The scale matters more than the noise. Investors pulled about $2.8 billion over the nine-session stretch from May 15 through May 28, while Glassnode notes the 14-day moving average of flows has remained under pressure. That is why this stretch matters beyond price action: it shows whether fresh demand is still arriving.
That backdrop also helps explain why the setup looks more fragile than a typical pullback. Bitcoin has become increasingly isolated from the broader risk spectrum even as other risk assets have held up better. If the outflow streak breaks and inflows return, this period could turn into a bottoming zone. If redemptions keep going, the market is still choosing lower prices over weaker liquidity.
The trigger looked macro, but the ETF pressure was broader
The first read was a macro squeeze: $897 million in long liquidations hit quickly, Bitcoin touched $76,901, and risk portfolios were forced through the same exit door. That explanation has merit, but it does not fully explain the ETF tape. If this had been only a one-off geopolitical shock, the damage may have shown up more sharply in futures first and then stabilized. Instead, spot ETF outflows kept coming.
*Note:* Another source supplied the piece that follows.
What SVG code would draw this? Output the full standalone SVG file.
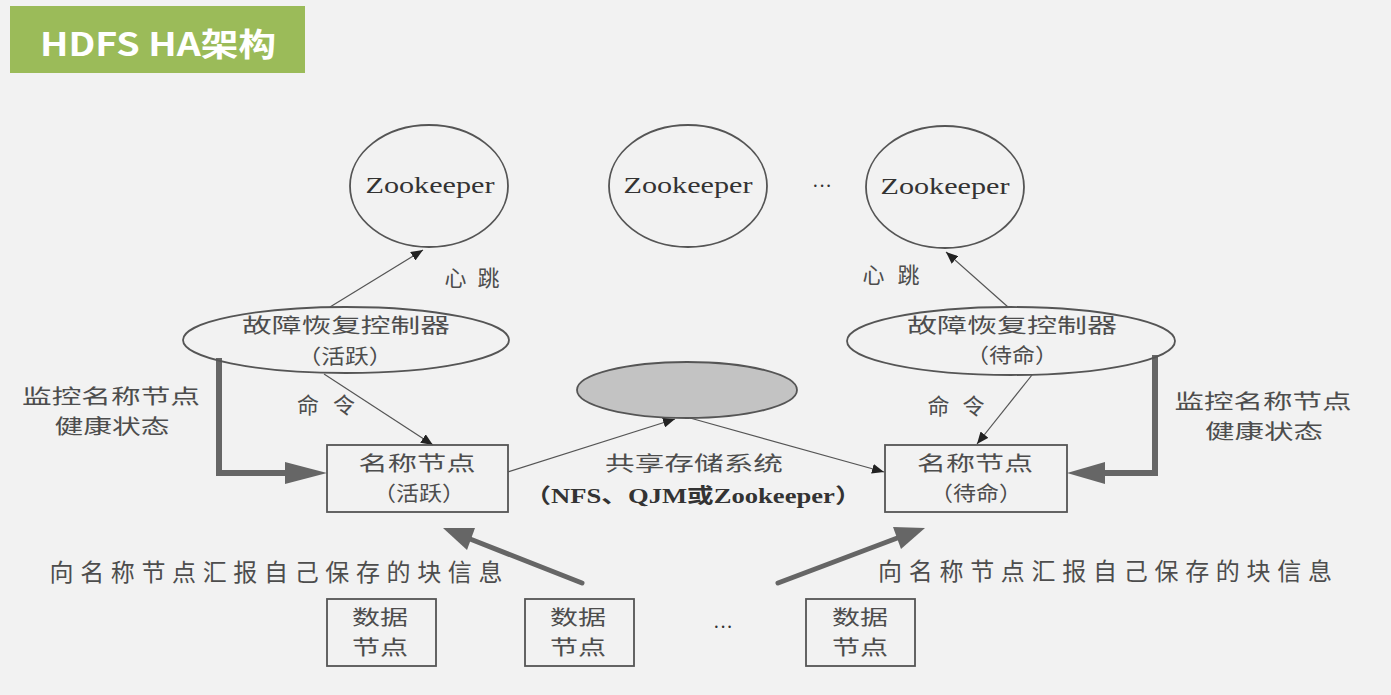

Concentration amplified the signal
The pressure was also broad across the category, not limited to a single niche vehicle. Farside data shows outflows across IBIT, FBTC, BITB, ARKB, BTCO, EZBC, HODL, BTCW, and GBTC during the stretch, which makes this look less like an isolated event and more like a wider demand pause.
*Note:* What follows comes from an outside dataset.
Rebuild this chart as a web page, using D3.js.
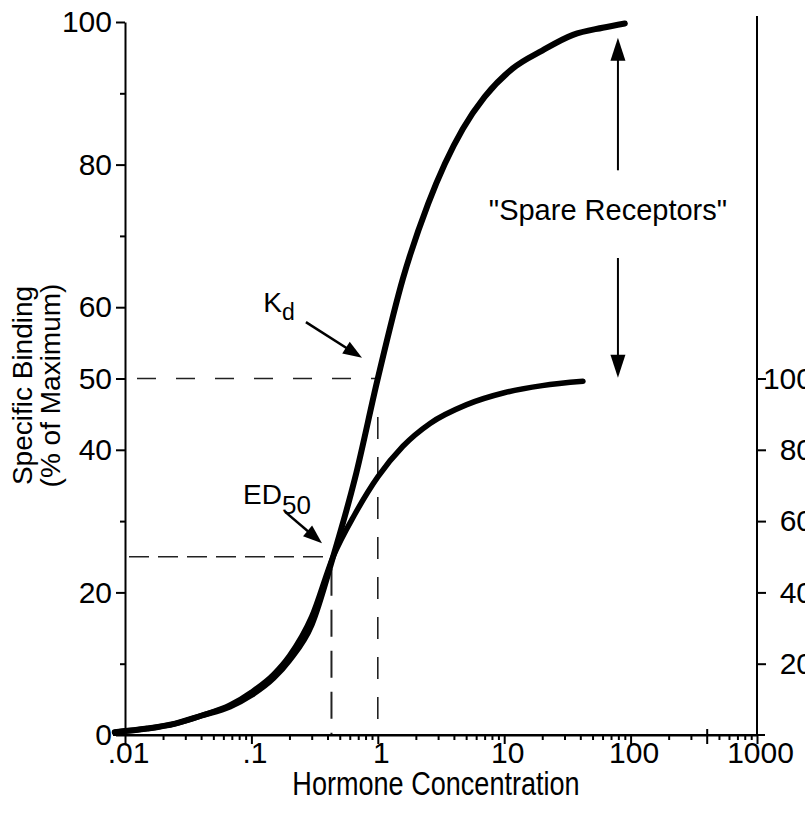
<!DOCTYPE html>
<html>
<head>
<meta charset="utf-8">
<script src="https://cdn.jsdelivr.net/npm/d3@7"></script>
<style>
  html, body { margin: 0; padding: 0; background: #fff; }
  svg { display: block; }
  text { font-family: "Liberation Sans", Arial, Helvetica, sans-serif; fill: #000; }
</style>
</head>
<body>
<script>
// ---------------- data ----------------
// Specific binding curve (% of maximum), Kd = 1
const bindingConc   = [0.0083, 0.015, 0.025, 0.04, 0.068, 0.1, 0.15, 0.2, 0.3, 0.443, 0.66, 1.0, 1.58, 2.5, 4.7, 7, 11.7, 20, 35, 60, 90];
const bindingValues = [0.4, 0.9, 1.6, 2.7, 4.0, 5.6, 8.0, 10.5, 15.5, 25, 36, 50, 64, 74.5, 85, 89.5, 93.5, 96, 98.2, 99.2, 99.8];

// Biological response curve (right axis, % of maximal response)
const responseConc   = [0.0083, 0.015, 0.025, 0.04, 0.068, 0.1, 0.15, 0.2, 0.3, 0.443, 0.66, 1.0, 1.58, 2.59, 5, 10, 20, 42];
const responseValues = [0.8, 1.8, 3.2, 5.4, 8.4, 12, 17.0, 22.2, 33.2, 50, 62, 72.4, 81, 87.4, 92.6, 96, 98, 99.2];

// axis ticks
const xTickValues = [0.01, 0.1, 1, 10, 100, 1000];
const xTickLabels = [".01", ".1", "1", "10", "100", "1000"];
const yTickValues = [0, 20, 40, 50, 60, 80, 100];
const yMinorTicks = [10, 30, 70, 90];
const rightTickValues = [20, 40, 60, 80, 100];

// reference markers
const kd = 1, kdLevel = 50;
const ed50 = 0.43, ed50Level = 25;

// ---------------- chart ----------------
const W = 805, H = 828;
const svg = d3.select("body").append("svg").attr("width", W).attr("height", H);
svg.append("rect").attr("width", W).attr("height", H).attr("fill", "#fff");

const x = d3.scaleLog().domain([0.01, 1000]).range([125, 757]);
const y = d3.scaleLinear().domain([0, 100]).range([735, 22]);
const yR = d3.scaleLinear().domain([0, 100]).range([y(0), y(50)]);

function narrow(sel, f) {
  sel.each(function () {
    const L = this.getComputedTextLength();
    this.setAttribute("textLength", L * f);
    this.setAttribute("lengthAdjust", "spacingAndGlyphs");
  });
}

// dashed reference lines
const dash = svg.append("g").attr("stroke", "#222").attr("fill", "none");
dash.append("line")
  .attr("x1", x(0.01)).attr("x2", x(kd)).attr("y1", y(kdLevel)).attr("y2", y(kdLevel))
  .attr("stroke-width", 1.6).attr("stroke-dasharray", "19,20").attr("stroke-dashoffset", -12);
dash.append("line")
  .attr("x1", x(kd)).attr("x2", x(kd)).attr("y1", y(44.6)).attr("y2", y(0))
  .attr("stroke-width", 1.6).attr("stroke-dasharray", "22,18");
dash.append("line")
  .attr("x1", x(0.01)).attr("x2", x(ed50)).attr("y1", y(ed50Level)).attr("y2", y(ed50Level))
  .attr("stroke-width", 1.6).attr("stroke-dasharray", "20,9").attr("stroke-dashoffset", -4);
dash.append("line")
  .attr("x1", x(ed50)).attr("x2", x(ed50)).attr("y1", y(ed50Level)).attr("y2", y(0))
  .attr("stroke-width", 2).attr("stroke-dasharray", "27,14").attr("stroke-dashoffset", -12);

// axes
const tickFont = 30;
function styleAxis(g) {
  g.selectAll(".domain").attr("stroke", "#000").attr("stroke-width", 2);
  g.selectAll(".tick line").attr("stroke", "#000").attr("stroke-width", 2);
  g.selectAll(".tick text").attr("font-size", tickFont).attr("font-family", "Liberation Sans, Arial, sans-serif").attr("fill", "#000");
}

// left axis
const gL = svg.append("g").attr("transform", `translate(${x(0.01)},0)`)
  .call(d3.axisLeft(y).tickValues(yTickValues).tickSize(9).tickSizeOuter(0).tickPadding(4));
styleAxis(gL);
const gLm = svg.append("g").attr("transform", `translate(${x(0.01)},0)`)
  .call(d3.axisLeft(y).tickValues(yMinorTicks).tickSize(5).tickFormat(""));
gLm.select(".domain").remove();
styleAxis(gLm);

// bottom axis
const gB = svg.append("g").attr("transform", `translate(0,${y(0)})`)
  .call(d3.axisBottom(x).tickValues(xTickValues).tickFormat((d, i) => xTickLabels[i]).tickSize(9).tickSizeOuter(0).tickPadding(-2));
styleAxis(gB);
gB.selectAll(".tick text").attr("dx", 3);
const minorX = [];
xTickValues.slice(0, -1).forEach(d => { for (let k = 2; k <= 9; k++) minorX.push(d * k); });
const gBm = svg.append("g").attr("transform", `translate(0,${y(0)})`)
  .call(d3.axisBottom(x).tickValues(minorX).tickSize(5).tickFormat(""));
gBm.select(".domain").remove();
styleAxis(gBm);
gBm.selectAll(".tick").filter(d => d === 400).select("line").attr("y1", -6).attr("y2", 9);
// axis line extensions
svg.append("line").attr("x1", x(0.01) - 12).attr("x2", x(1000) + 8)
  .attr("y1", y(0)).attr("y2", y(0)).attr("stroke", "#000").attr("stroke-width", 2);

// right axis
const gR = svg.append("g").attr("transform", `translate(${x(1000)},0)`)
  .call(d3.axisRight(yR).tickValues(rightTickValues).tickSize(9).tickSizeOuter(0));
gR.select(".domain").remove();
styleAxis(gR);
gR.selectAll(".tick text").attr("text-anchor", "end").attr("x", 56);
svg.append("line").attr("x1", x(1000)).attr("x2", x(1000))
  .attr("y1", y(100) - 6).attr("y2", y(0)).attr("stroke", "#000").attr("stroke-width", 2);

// curves
const line = d3.line().x(d => x(d[0])).y(d => d[1]).curve(d3.curveMonotoneX);
svg.append("path")
  .attr("d", line(responseConc.map((c, i) => [c, yR(responseValues[i])])))
  .attr("fill", "none").attr("stroke", "#000").attr("stroke-width", 5.5).attr("stroke-linecap", "round");
svg.append("path")
  .attr("d", line(bindingConc.map((c, i) => [c, y(bindingValues[i])])))
  .attr("fill", "none").attr("stroke", "#000").attr("stroke-width", 6).attr("stroke-linecap", "round");

// arrows
function arrow(x1, y1, x2, y2, len, wid, sw) {
  const dx = x2 - x1, dy = y2 - y1, L = Math.hypot(dx, dy);
  const ux = dx / L, uy = dy / L;
  const bx = x2 - ux * len, by = y2 - uy * len;
  svg.append("line").attr("x1", x1).attr("y1", y1).attr("x2", bx + ux * 2).attr("y2", by + uy * 2)
    .attr("stroke", "#000").attr("stroke-width", sw);
  svg.append("polygon")
    .attr("points", [[x2, y2], [bx - uy * wid / 2, by + ux * wid / 2], [bx + uy * wid / 2, by - ux * wid / 2]].map(p => p.join(",")).join(" "))
    .attr("fill", "#000");
}
// Kd arrow
arrow(x(0.27), y(57.9), x(0.75), y(52.9), 19, 14, 2.5);
// ED50 arrow
arrow(x(0.185), y(31.3), x(0.362), y(26.9), 19, 14, 2.5);
// spare receptors double arrow
arrow(x(79.4), y(79.2), x(79.4), y(97.8), 23, 15, 2);
arrow(x(79.4), y(66.9), x(79.4), y(50.1), 23, 15, 2);

// labels
const kdT = svg.append("text").attr("x", x(0.124)).attr("y", y(59.3)).attr("font-size", 28);
kdT.append("tspan").text("K");
kdT.append("tspan").attr("dy", 8).attr("font-size", 23).text("d");

const edT = svg.append("text").attr("x", x(0.086)).attr("y", y(32.4)).attr("font-size", 28);
edT.append("tspan").text("ED");
edT.append("tspan").attr("dy", 10).attr("font-size", 26).text("50");

svg.append("text").attr("x", x(66.2)).attr("y", y(72.2)).attr("text-anchor", "middle")
  .attr("font-size", 29).text("\"Spare Receptors\"");

// axis titles
const xt = svg.append("text").attr("x", (x(0.01) + x(1000)) / 2 - 5).attr("y", 795)
  .attr("text-anchor", "middle").attr("font-size", 33).text("Hormone Concentration");
narrow(xt, 0.82);

const yt = svg.append("text").attr("transform", `translate(0,${(y(0) + y(100)) / 2 + 7}) rotate(-90)`)
  .attr("text-anchor", "middle").attr("font-size", 28);
yt.append("tspan").attr("x", 0).attr("y", 32).text("Specific Binding");
yt.append("tspan").attr("x", 0).attr("y", 60).text("(% of Maximum)");
</script>
</body>
</html>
That leaves room for a more measured bull case. A macro-driven unwind can hit the largest, most liquid funds first, which means concentration alone does not prove a permanent loss of confidence in Bitcoin. But it does mean the market is no longer getting the benefit of the doubt.
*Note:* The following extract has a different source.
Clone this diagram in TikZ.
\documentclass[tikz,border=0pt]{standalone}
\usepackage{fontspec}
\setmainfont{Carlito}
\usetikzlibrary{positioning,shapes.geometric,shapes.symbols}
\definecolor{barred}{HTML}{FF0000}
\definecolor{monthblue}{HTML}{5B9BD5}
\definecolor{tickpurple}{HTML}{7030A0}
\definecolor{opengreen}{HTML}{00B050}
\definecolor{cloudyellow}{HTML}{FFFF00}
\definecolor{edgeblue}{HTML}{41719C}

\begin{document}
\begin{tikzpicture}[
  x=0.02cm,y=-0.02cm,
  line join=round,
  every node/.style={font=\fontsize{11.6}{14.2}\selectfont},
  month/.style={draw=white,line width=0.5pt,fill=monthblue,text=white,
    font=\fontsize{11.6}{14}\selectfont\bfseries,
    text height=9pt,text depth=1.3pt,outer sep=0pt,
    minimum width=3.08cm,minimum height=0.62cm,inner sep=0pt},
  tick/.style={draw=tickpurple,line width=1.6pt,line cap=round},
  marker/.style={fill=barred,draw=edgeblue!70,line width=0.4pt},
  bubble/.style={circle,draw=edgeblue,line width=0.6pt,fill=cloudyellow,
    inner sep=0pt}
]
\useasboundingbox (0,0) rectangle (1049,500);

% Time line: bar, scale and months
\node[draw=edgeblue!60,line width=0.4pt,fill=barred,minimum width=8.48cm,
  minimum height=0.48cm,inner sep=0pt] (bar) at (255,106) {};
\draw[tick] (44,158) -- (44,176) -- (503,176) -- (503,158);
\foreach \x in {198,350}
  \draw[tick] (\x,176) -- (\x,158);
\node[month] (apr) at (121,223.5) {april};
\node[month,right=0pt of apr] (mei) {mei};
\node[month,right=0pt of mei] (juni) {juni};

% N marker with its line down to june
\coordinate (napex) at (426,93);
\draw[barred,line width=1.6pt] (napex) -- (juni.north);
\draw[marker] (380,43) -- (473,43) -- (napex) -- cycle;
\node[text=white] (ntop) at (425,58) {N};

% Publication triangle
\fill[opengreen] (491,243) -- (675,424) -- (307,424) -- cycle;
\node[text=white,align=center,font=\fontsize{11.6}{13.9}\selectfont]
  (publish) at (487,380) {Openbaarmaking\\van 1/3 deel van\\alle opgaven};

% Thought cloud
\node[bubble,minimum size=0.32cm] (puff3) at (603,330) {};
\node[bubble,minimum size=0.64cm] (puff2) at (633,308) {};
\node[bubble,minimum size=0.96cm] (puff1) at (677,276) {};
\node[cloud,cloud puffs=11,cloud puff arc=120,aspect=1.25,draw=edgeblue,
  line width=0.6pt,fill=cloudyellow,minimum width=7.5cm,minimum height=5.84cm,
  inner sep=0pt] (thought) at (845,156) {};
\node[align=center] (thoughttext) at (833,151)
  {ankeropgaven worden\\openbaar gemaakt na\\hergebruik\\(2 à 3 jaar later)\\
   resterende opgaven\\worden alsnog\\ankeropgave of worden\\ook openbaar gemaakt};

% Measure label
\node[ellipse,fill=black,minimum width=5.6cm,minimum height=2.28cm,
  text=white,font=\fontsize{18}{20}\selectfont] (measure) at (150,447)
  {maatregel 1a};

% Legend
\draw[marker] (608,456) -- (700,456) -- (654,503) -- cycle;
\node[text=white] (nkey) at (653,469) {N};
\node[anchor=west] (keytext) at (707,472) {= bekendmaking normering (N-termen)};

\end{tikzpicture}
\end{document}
More important, this market is now large, liquid, and highly concentrated, with BlackRock's IBIT alone holding around two thirds of the market. In that kind of structure, heavy selling out of the biggest funds can be especially meaningful for sentiment and price discovery.
What would reverse the bearish read
The signal improves only when ETF demand stops worsening. Recent redemptions have already compressed 2026 net inflows to $536 million, so bulls do not need one dramatic rebound day. They need sustained improvement in spot ETF demand, especially in the category's largest vehicles.
What buyers need to see from here
Bitcoin is still trading in the low-$73,000 zone, so the market is still testing whether sellers have finished absorbing supply. The clearest sign of a shift would be a break in the redemption streak, followed by repeated positive-flow sessions. One strong day would help; consistent buying is what turns a pressure zone into a true bottom.
What to watch next
- Whether the nine-session outflow streak stays the longest since launch, or gets extended.
- Whether flows remain broad or narrow back into just a few funds.
- Whether Bitcoin can hold the low-$73,000 area while ETF demand stabilizes.
For now, the market is still being driven by a simple test: can spot Bitcoin ETF demand stop worsening soon enough to arrest the move lower?